(Texto publicado na Lócus Online, em 11/Setembro/2020)
Confundir o mensageiro com a mensagem é um dos atos mais comuns em educação.
Normalmente, nenhum médico confunde o remédio com a doença, ou o bisturi com os órgãos do paciente. Ele sabe que os meios e os instrumentos que utiliza no tratamento não são a própria saúde (assim como um juiz sabe – ou deveria saber – que usar uma toga preta ou o martelo para pedir ordem não são sinônimos de competência jurídica). Uma coisa são os meios, outra coisa são os fins. Mas, curiosamente, essa confusão é muito comum em educação.
No início dos anos 90, as francesas Isabelle Stal e Françoise Thom, no livro A Escola dos Bárbaros (1991), observaram como era assombrosa a firme crença de professores em uma grande renovação escolar tendo como pedra angular a tecnologia computacional. A perplexidade daquelas autoras ainda hoje nos serve de lição.

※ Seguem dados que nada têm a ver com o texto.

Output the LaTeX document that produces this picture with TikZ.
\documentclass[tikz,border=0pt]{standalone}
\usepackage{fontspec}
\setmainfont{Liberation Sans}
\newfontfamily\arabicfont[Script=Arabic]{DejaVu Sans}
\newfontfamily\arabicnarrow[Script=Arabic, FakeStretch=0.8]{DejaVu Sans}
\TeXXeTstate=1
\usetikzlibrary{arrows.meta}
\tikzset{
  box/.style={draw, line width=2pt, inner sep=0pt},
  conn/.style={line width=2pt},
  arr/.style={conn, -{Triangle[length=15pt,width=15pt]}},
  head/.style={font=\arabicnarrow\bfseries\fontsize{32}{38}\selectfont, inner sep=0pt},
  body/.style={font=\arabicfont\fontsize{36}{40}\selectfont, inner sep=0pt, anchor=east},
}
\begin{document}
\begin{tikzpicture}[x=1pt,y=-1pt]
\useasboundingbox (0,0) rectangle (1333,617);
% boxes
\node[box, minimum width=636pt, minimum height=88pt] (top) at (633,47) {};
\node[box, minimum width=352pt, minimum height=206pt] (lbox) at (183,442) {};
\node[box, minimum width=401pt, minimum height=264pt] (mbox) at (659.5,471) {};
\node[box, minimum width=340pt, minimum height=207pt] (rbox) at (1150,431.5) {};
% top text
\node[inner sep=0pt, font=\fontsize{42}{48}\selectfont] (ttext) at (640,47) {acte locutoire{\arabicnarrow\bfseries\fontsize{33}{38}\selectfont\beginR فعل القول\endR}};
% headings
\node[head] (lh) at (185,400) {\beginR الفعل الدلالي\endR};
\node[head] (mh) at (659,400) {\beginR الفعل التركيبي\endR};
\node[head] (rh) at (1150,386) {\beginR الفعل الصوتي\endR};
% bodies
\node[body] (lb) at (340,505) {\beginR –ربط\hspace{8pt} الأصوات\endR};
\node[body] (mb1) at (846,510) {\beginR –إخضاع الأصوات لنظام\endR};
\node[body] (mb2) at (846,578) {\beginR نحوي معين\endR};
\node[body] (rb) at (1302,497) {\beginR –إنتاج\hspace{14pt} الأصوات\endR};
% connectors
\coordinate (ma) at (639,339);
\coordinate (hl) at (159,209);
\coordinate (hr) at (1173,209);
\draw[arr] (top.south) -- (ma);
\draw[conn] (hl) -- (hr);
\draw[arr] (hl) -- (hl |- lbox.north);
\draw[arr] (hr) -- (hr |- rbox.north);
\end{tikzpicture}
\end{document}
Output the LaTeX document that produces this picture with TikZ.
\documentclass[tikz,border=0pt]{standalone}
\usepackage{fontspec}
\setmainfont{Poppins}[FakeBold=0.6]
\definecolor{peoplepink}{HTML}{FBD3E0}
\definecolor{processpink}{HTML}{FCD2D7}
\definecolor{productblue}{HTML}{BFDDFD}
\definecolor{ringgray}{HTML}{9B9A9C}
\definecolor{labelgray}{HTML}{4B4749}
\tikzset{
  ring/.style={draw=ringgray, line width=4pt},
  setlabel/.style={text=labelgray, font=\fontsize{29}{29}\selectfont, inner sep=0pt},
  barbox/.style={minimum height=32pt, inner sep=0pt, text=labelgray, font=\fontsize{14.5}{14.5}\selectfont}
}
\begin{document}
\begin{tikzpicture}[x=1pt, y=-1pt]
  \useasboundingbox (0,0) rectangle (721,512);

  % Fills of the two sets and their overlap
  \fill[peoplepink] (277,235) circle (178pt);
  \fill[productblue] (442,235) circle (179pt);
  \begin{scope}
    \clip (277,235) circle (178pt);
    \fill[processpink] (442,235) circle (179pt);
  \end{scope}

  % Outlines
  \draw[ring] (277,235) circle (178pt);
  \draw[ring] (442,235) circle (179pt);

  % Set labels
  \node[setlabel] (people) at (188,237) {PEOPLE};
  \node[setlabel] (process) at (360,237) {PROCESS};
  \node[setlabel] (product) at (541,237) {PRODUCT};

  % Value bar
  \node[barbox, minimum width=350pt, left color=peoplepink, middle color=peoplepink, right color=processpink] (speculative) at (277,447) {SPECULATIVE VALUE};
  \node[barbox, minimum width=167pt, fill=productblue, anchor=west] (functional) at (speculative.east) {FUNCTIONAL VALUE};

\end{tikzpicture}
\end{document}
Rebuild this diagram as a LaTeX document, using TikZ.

A atual situação de isolamento social imposta no combate ao coronavírus trouxe impactos visíveis para a educação. Da noite para o dia, muitas pessoas resistentes as inovações tecnológicas tiveram que aprender a operar, por necessidade, aplicativos, salas virtuais, programas de hangout, câmeras e microfones. Saber apresentar-se diante de uma câmera passou a ser uma competência profissional – inelutavelmente.
Esse inevitável mergulho na tecnologia trouxe a frente das discussões uma tendência que, antes do vírus chinês, já ganhava atenção – o ensino híbrido, metodologia que assume a integração profunda e a inclusão da tecnologia nas práticas educacionais (no Brasil, firmemente promovida pela Fundação Lehmann). Trata-se, no fundo, de uma “velha nova tendência” – a esperança que os meios melhorem a busca pelos fins. Sim, é razoável pensarmos que a avançada tecnologia atual possa contribuir para tornar as coisas mais interessantes em educação. Mas certamente seria um exagero noticiar que o ensino híbrido seja a “nova realidade da educação brasileira”. Novos métodos tecnológicos não resolvem problemas graves sobre o sentido da educação, a relevância do que é ensinado e o desempenho cognitivo dos estudantes. Contribuem, mas não podem resolver. Afinal, conversar com o carteiro não é o mesmo que ler a carta.
Há mais de 60 anos, na obra Rumos da Educação (1959), o filósofo francês Jacques Maritain chamava a atenção para os erros comuns cometidos na educação moderna. Entre eles, o mais caro seria o desprezo dos fins. O filósofo lembra que a educação é uma arte, e como tal utiliza meios, os mais variados possíveis, em direção a um objetivo. Se os meios acabam tomando uma prevalência sobre os fins, a educação se torna cega ao seu verdadeiro propósito. Mas, às vezes, os meios são tão bons e atraentes que nos fazem esquecer o fim visado.
As lições do passado sempre podem nos ajudar a compreender a ebulição do presente. E essas lições sempre mostram que a discussão fundamental em educação nunca deve desprezar os fins, por mais que toda a tecnologia, a mais avançada possível, aumente o nosso horizonte de possibilidades. Por acaso Sócrates é lembrado pelas sandálias que usava para andar por Atenas? Michelangelo por ter escolhido os melhores cinzéis, ou Machado de Assis por ter escolhido as melhores canetas? Sigamos o conselho de Northrop Frye: não confunda a trama com a história!